There is to date NO evidence thatVikings used tattoos in Scandinavia
There are some scant accounts of eastern raiders of
Possibly of Viking descent having tattoos
Thanks for the great article!
You are welcome. Thanks for the feedback.
Vikingir translates from ON as “People of the Bay” as Vik means “bay” and Kingir, “people”.
They were never pirates.
Hello jamie. Another theory states that the words vikingr and viking are from the verb víkja ‘yield’, ‘give way’.
Jamie is right, take it from one who still. ..
The word “viking” wasn’t probably even used during the viking age in the same way as it is now.
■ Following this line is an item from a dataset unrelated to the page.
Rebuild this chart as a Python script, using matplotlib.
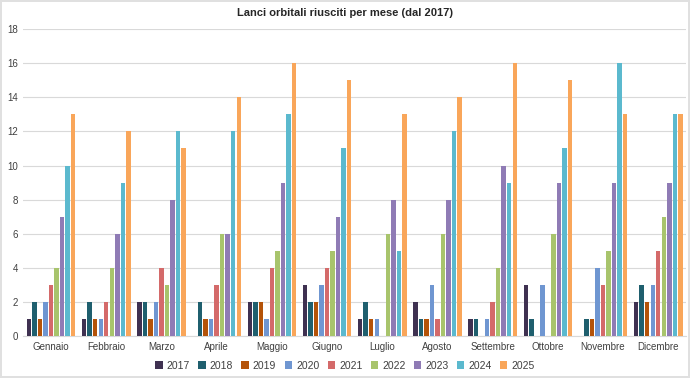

It was taken into English from Norwegian at a much later stage and it most certainly refers to looters, even in the Norwegian language. In the saga of Harald Finehair, the first king over a united Norway, there is a reference to “vikings who raid all over Vestlandet” (Vestlandet = The Western part of Southern Norway. These vikings were hunted by Harald because of their actions. Harald himself would probably have been insulted to be called a viking.
Hai can you tell me anything about Vikings and tattoo’s?
Hello Jessica. We know that Vikings did have tattoos.
you’re wrong about “no double-headed Viking axes have ever been found “… there was one found on the island of Gotland that has been dated to the Viking era…check your Axe heads on Google or Bing !!! one side was larger than the other, it was not symmetrical but was definitely a double-headed axe !!!
I don’t think that’s true but they did have a Dane axe which was basically an axe that had an extremely long Handel. Also could you put the URL for the image of that axe, I want to see if that is in fact true because I find that fascinating . by the way, you could have by chance seen an image of a short halberd (this was actually a thing back then).